We got there in the end but the most irritating aspects had to do with the shower cabinet assembly whose instructions were badly written and inadequately illustrated and made no reference at all to the way in which various pipes were to be assembled. In fact this was not complicated in itself but there was an important, albeit small, component missing which left us with more open ends on the pipework than fittings to close them. Had we not noticed this problem we could well have created a flood behind the cabinet when the shower was switched on, possibly causing terminal damage to our kitchen ceiling downstairs before we realised there was a problem.
Once everything was installed and tested thoroughly for leaks the plumber kindly did some tiling for us. This left me the tasks of repainting the bathroom with help from my wife, then fitting the new floor covering and constructing a cover for the pump, which had to be located in the corner of the bathroom because there was nowhere else that it could go.

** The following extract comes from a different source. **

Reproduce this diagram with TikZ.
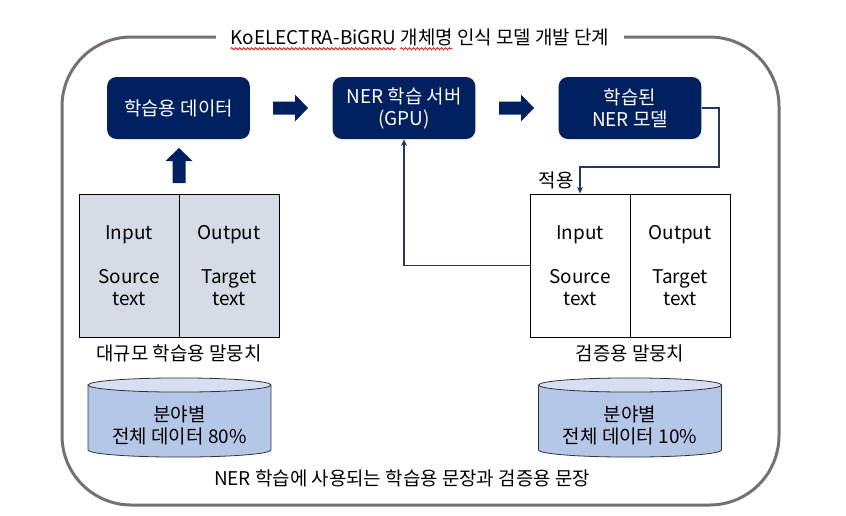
\documentclass[tikz,border=0pt]{standalone}
\usepackage{fontspec}
\setmainfont{Noto Sans CJK KR}
\usetikzlibrary{arrows.meta,decorations.pathmorphing}

\definecolor{navy}{HTML}{002060}
\definecolor{linknavy}{HTML}{1F3864}
\definecolor{cellgray}{HTML}{D6DCE5}
\definecolor{drumbody}{HTML}{B4C7E7}
\definecolor{drumtop}{HTML}{D6E0F2}
\definecolor{framegray}{HTML}{767171}

\newlength\wordA
\newlength\wordB
\newlength\wordC
\newlength\wordD

\tikzset{
  darkbox/.style={fill=navy, rounded corners=7pt, text=white, align=center,
    minimum width=107pt, minimum height=46.5pt},
  cell/.style={draw=black, line width=0.75pt, align=center, inner sep=0pt,
    minimum width=75pt, minimum height=107.25pt},
  link/.style={draw=linknavy, line width=1.4pt, -{Stealth[length=5pt,width=4.5pt]}},
  frame/.style={draw=framegray, line width=2.25pt, rounded corners=52pt},
  drum/.style={draw=black!80, line width=0.6pt},
  squiggle/.style={draw=red!85!black, line width=0.6pt, decorate,
    decoration={snake, segment length=3pt, amplitude=0.8pt}},
  blockarrow/.pic={
    \fill[navy] (-17.5,-6.5) -- (4.5,-6.5) -- (4.5,-13.5) -- (17.5,0)
      -- (4.5,13.5) -- (4.5,6.5) -- (-17.5,6.5) -- cycle;
  }
}

\begin{document}
\settowidth{\wordA}{\fontsize{14.2}{16.5}\selectfont KoELECTRA-BiGRU}%
\settowidth{\wordB}{\fontsize{14.2}{16.5}\selectfont KoELECTRA-BiGRU 개체명}%
\settowidth{\wordC}{\fontsize{14.2}{16.5}\selectfont 개체명}%
\setlength{\wordD}{\dimexpr\wordB-\wordC+11pt\relax}%
\begin{tikzpicture}[x=0.75pt, y=-0.75pt, every node/.style={font=\fontsize{14.2}{16.5}\selectfont}]
    \useasboundingbox (0,0) rectangle (846,515);
    % outer frame and title
    \draw[frame] (62,37) rectangle (779,505);
    \node[fill=white, inner xsep=11pt, inner ysep=2pt] (title) at (420,37) {KoELECTRA-BiGRU 개체명 인식 모델 개발 단계};
    \draw[squiggle] ([xshift=11pt, yshift=-3.5pt]title.base west) -- ++(\wordA,0pt);
    \draw[squiggle] ([xshift=\wordD, yshift=-3.5pt]title.base west) -- ++(\wordC,0pt);

    % process boxes
    \node[darkbox] (data) at (178.5,108) {학습용 데이터};
    \node[darkbox] (server) at (404,108) {NER 학습 서버\\(GPU)};
    \node[darkbox] (model) at (630,108) {학습된\\NER 모델};
    \pic at (290.5,108) {blockarrow};
    \pic at (516.5,108) {blockarrow};
    \pic[rotate=90] at (179,165.5) {blockarrow};

    % corpora
    \node[cell, fill=cellgray] (linput) at (129,265.5) {Input\\[16.5pt]Source\\text};
    \node[cell, fill=cellgray] (loutput) at (229,265.5) {Output\\[16.5pt]Target\\text};
    \node (lcap) at (179,353) {대규모 학습용 말뭉치};
    \node[cell] (rinput) at (580,265.5) {Input\\[16.5pt]Source\\text};
    \node[cell] (routput) at (680,265.5) {Output\\[16.5pt]Target\\text};
    \node (rcap) at (630,353) {검증용 말뭉치};

    % data drums
    \foreach \cx/\pct/\nm in {179.5/80/ldrum, 630/10/rdrum} {
        \fill[drumbody] (\cx-91.5,385) -- (\cx-91.5,450) arc[start angle=180, end angle=360, x radius=68.6pt, y radius=5.3pt] -- (\cx+91.5,385) -- cycle;
        \draw[drum] (\cx-91.5,385) -- (\cx-91.5,450) arc[start angle=180, end angle=360, x radius=68.6pt, y radius=5.3pt] -- (\cx+91.5,385);
        \filldraw[drum, fill=drumtop] (\cx,385) ellipse[x radius=68.6pt, y radius=5.3pt];
        \node[align=center] (\nm) at (\cx,425) {분야별\\전체 데이터 \pct\%};
    }
    \node (note) at (402,478) {NER 학습에 사용되는 학습용 문장과 검증용 문장};

    % connectors
    \coordinate (bend) at (719,167);
    \draw[link] (model.east) -| (bend) -| node[pos=0.75, left, inner sep=4pt] {적용} (rinput.north);
    \draw[link] (rinput.west) -| (server.south);
\end{tikzpicture}
\end{document}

Fitting the new vinyl floor covering was easy because it was possible to use the old piece as a template. So on a fine day I swept our patio and laid the new piece of vinyl face down on it and the old piece face down on top. Then I traced the outline of the old piece (and of the holes in it) on to the new and went to work with a stout pair of scissors. The secret is to cut generously because you can always cut more off later. On the other hand, if you try to cut too accurately right from the start, you might overdo it an leave gaps that cannot be filled easily.
As for covering the pump which, with its pipes was about nine inches high, I wanted to make a big enough box to allow space for some sound insulation if it seemed necessary, while still allowing for air circulation around the pump so that it would not get too hot when in use. So it seemed a good idea to make the box big and strong enough to be, in effect, a seat, with a removable cover so that we could reach the pump and its plumbing quickly if necessary.
I learned a lot about plumbing while doing this job – mainly that I had been right to leave it to the expert.
Oh, and Granny Anne was pleased with the end product, so that was alright then.